Древняя церковь знала институт «диаконис»; ригористы настаивают, что они и не пытались хотя бы приблизиться к диаконам в смысле значимости своего служения, а все больше хлопотали по хозяйству и ассистировали при крещении женщин (чтобы меньше смущались и крещаемые, которые до поры до времени были в основном вполне взрослыми, и совершители таинства). Впрочем, если судить по сохранившимся литургическим памятникам, это все-таки был скорее в своем роде священный сан, чем просто хозяйственная должность. Маргарет Фелл и подобные ей воительницы протестантизма ветхих богослужебных манускриптов, разумеется, не читали, но достаточно было и одного Нового Завета, чтобы удостовериться в том, что диаконисы таки были. Однако систему своих аргументов Фелл строит не на этом факте, возрождать некий древний чин ей ни к чему, и речь ее скорее о том, что женщина, вопреки общему мнению, на самом-то деле очень даже почтена и в Ветхом Завете (Дебора, Анна, Сара — плюс именно что женская персонификация избранного народа у пророков), и в Новом, где именно женщины первыми узнают благую весть о воскресении.
Бернар Пикар. «Встреча квакеров в Лондоне», около 1723 года
И все же никакой революции за пределами квакерских общин в свое время этот текст не произвел.
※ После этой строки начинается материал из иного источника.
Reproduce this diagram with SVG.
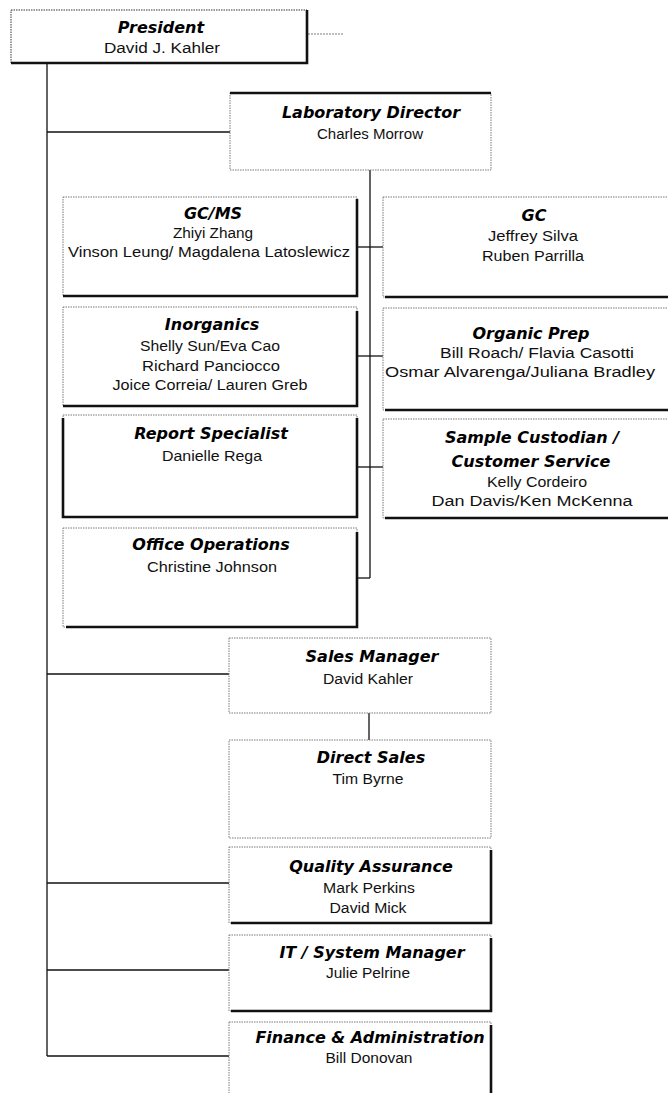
<svg xmlns="http://www.w3.org/2000/svg" width="668" height="1093" viewBox="0 0 668 1093">
<style>
.bg{fill:#fff}
.box{fill:#fff;stroke:#7a7a7a;stroke-width:1;stroke-dasharray:1.5 1}
.sh{stroke:#111;stroke-width:2.6;fill:none}
.conn{stroke:#111;stroke-width:1.3;fill:none}
.t{font-family:"DejaVu Sans",sans-serif;font-weight:bold;font-style:oblique;font-size:16px;fill:#000;text-anchor:middle}
.n{font-family:"Liberation Sans",Arial,sans-serif;font-size:15.5px;fill:#111;text-anchor:middle}
</style>
<rect class="bg" x="0" y="0" width="668" height="1093"/>

<g id="connectors">
  <line class="conn" x1="47" y1="63" x2="47" y2="1056"/>
  <line class="conn" x1="47" y1="132" x2="230" y2="132"/>
  <line class="conn" x1="47" y1="674" x2="229" y2="674"/>
  <line class="conn" x1="47" y1="883" x2="229" y2="883"/>
  <line class="conn" x1="47" y1="970" x2="229" y2="970"/>
  <line class="conn" x1="47" y1="1056" x2="229" y2="1056"/>
  <line class="conn" x1="370" y1="170" x2="370" y2="578"/>
  <line class="conn" x1="357" y1="578" x2="370" y2="578"/>
  <line class="conn" x1="357" y1="247" x2="383" y2="247"/>
  <line class="conn" x1="357" y1="356" x2="383" y2="356"/>
  <line class="conn" x1="357" y1="467" x2="383" y2="467"/>
  <line class="conn" x1="369" y1="713" x2="369" y2="740"/>
  <line x1="308" y1="34" x2="343" y2="34" stroke="#aaa" stroke-width="1.5" stroke-dasharray="2 1"/>
</g>

<g id="president">
  <rect class="box" x="11" y="10" width="296" height="53" style="stroke:#333"/>
  <path class="sh" d="M11 63 H307 V10"/>
  <text class="t" x="161" y="33">President</text>
  <text class="n" x="162" y="53" textLength="116" lengthAdjust="spacingAndGlyphs">David J. Kahler</text>
</g>

<g id="lab-director">
  <rect class="box" x="230" y="93" width="261" height="77"/>
  <path class="sh" d="M230 93 H491"/>
  <text class="t" x="371" y="118">Laboratory Director</text>
  <text class="n" x="370" y="139" textLength="106" lengthAdjust="spacingAndGlyphs">Charles Morrow</text>
</g>

<g id="gcms">
  <rect class="box" x="63" y="197" width="294" height="99"/>
  <path class="sh" d="M63 296 H357 V199"/>
  <text class="t" x="213" y="219">GC/MS</text>
  <text class="n" x="213" y="238" textLength="80" lengthAdjust="spacingAndGlyphs">Zhiyi Zhang</text>
  <text class="n" x="209" y="257" textLength="282" lengthAdjust="spacingAndGlyphs">Vinson Leung/ Magdalena Latoslewicz</text>
</g>

<g id="inorganics">
  <rect class="box" x="63" y="307" width="294" height="99"/>
  <path class="sh" d="M63 406 H357 V311"/>
  <text class="t" x="212" y="330">Inorganics</text>
  <text class="n" x="210" y="351" textLength="140" lengthAdjust="spacingAndGlyphs">Shelly Sun/Eva Cao</text>
  <text class="n" x="211" y="371" textLength="138" lengthAdjust="spacingAndGlyphs">Richard Panciocco</text>
  <text class="n" x="210" y="390" textLength="195" lengthAdjust="spacingAndGlyphs">Joice Correia/ Lauren Greb</text>
</g>

<g id="report-specialist">
  <rect class="box" x="63" y="415" width="294" height="102"/>
  <path class="sh" d="M63 418 V517 H357 V418"/>
  <text class="t" x="211" y="439">Report Specialist</text>
  <text class="n" x="212" y="461" textLength="100" lengthAdjust="spacingAndGlyphs">Danielle Rega</text>
</g>

<g id="office-operations">
  <rect class="box" x="63" y="528" width="294" height="99"/>
  <path class="sh" d="M66 627 H357 V532"/>
  <text class="t" x="211" y="550">Office Operations</text>
  <text class="n" x="212" y="572" textLength="130" lengthAdjust="spacingAndGlyphs">Christine Johnson</text>
</g>

<g id="gc">
  <rect class="box" x="383" y="197" width="302" height="100"/>
  <path class="sh" d="M385 297 H685"/>
  <text class="t" x="534" y="221">GC</text>
  <text class="n" x="533" y="241" textLength="90" lengthAdjust="spacingAndGlyphs">Jeffrey Silva</text>
  <text class="n" x="533" y="261" textLength="102" lengthAdjust="spacingAndGlyphs">Ruben Parrilla</text>
</g>

<g id="organic-prep">
  <rect class="box" x="383" y="308" width="302" height="102"/>
  <path class="sh" d="M385 410 H685"/>
  <text class="t" x="531" y="339">Organic Prep</text>
  <text class="n" x="537" y="358" textLength="194" lengthAdjust="spacingAndGlyphs">Bill Roach/ Flavia Casotti</text>
  <text class="n" x="520" y="377" textLength="270" lengthAdjust="spacingAndGlyphs">Osmar Alvarenga/Juliana Bradley</text>
</g>

<g id="sample-custodian">
  <rect class="box" x="383" y="419" width="302" height="99"/>
  <path class="sh" d="M385 518 H685"/>
  <text class="t" x="532" y="443">Sample Custodian /</text>
  <text class="t" x="531" y="467">Customer Service</text>
  <text class="n" x="537" y="487" textLength="100" lengthAdjust="spacingAndGlyphs">Kelly Cordeiro</text>
  <text class="n" x="532" y="506" textLength="201" lengthAdjust="spacingAndGlyphs">Dan Davis/Ken McKenna</text>
</g>

<g id="sales-manager">
  <rect class="box" x="229" y="638" width="262" height="75"/>
  <text class="t" x="372" y="662">Sales Manager</text>
  <text class="n" x="368" y="684" textLength="90" lengthAdjust="spacingAndGlyphs">David Kahler</text>
</g>

<g id="direct-sales">
  <rect class="box" x="229" y="740" width="262" height="98"/>
  <text class="t" x="371" y="763">Direct Sales</text>
  <text class="n" x="368" y="784" textLength="71" lengthAdjust="spacingAndGlyphs">Tim Byrne</text>
</g>

<g id="quality-assurance">
  <rect class="box" x="229" y="847" width="262" height="76"/>
  <path class="sh" d="M231 923 H491 V850"/>
  <text class="t" x="371" y="872">Quality Assurance</text>
  <text class="n" x="369" y="893" textLength="92" lengthAdjust="spacingAndGlyphs">Mark Perkins</text>
  <text class="n" x="368" y="913" textLength="77" lengthAdjust="spacingAndGlyphs">David Mick</text>
</g>

<g id="it-system-manager">
  <rect class="box" x="229" y="935" width="262" height="76"/>
  <path class="sh" d="M231 1011 H491 V938"/>
  <text class="t" x="372" y="958">IT / System Manager</text>
  <text class="n" x="368" y="978" textLength="84" lengthAdjust="spacingAndGlyphs">Julie Pelrine</text>
</g>

<g id="finance-administration">
  <rect class="box" x="229" y="1022" width="262" height="90"/>
  <path class="sh" d="M491 1025 V1093"/>
  <text class="t" x="370" y="1043">Finance &amp; Administration</text>
  <text class="n" x="369" y="1063" textLength="87" lengthAdjust="spacingAndGlyphs">Bill Donovan</text>
</g>
</svg>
Что лишний раз убеждает в том, что отношение к гендерным ролям в церковной жизни — конструкт все-таки социальный, неспешно, но следующий за тем, как эти роли определяет общество в целом. Сначала возникли суфражистки — и только потом в той же Великобритании начались движения в пользу женского священства в англиканской церкви. Сначала возник феминизм — и только потом даже в католической церкви, против женского священства отчаянно обороняющейся всеми силами, женщинам все-таки стали разрешать прислуживать и читать Писание во время мессы. А литургические чтения из Апостола стали галантно начинать обращением не просто к «братьям», но к «сестрам и братьям».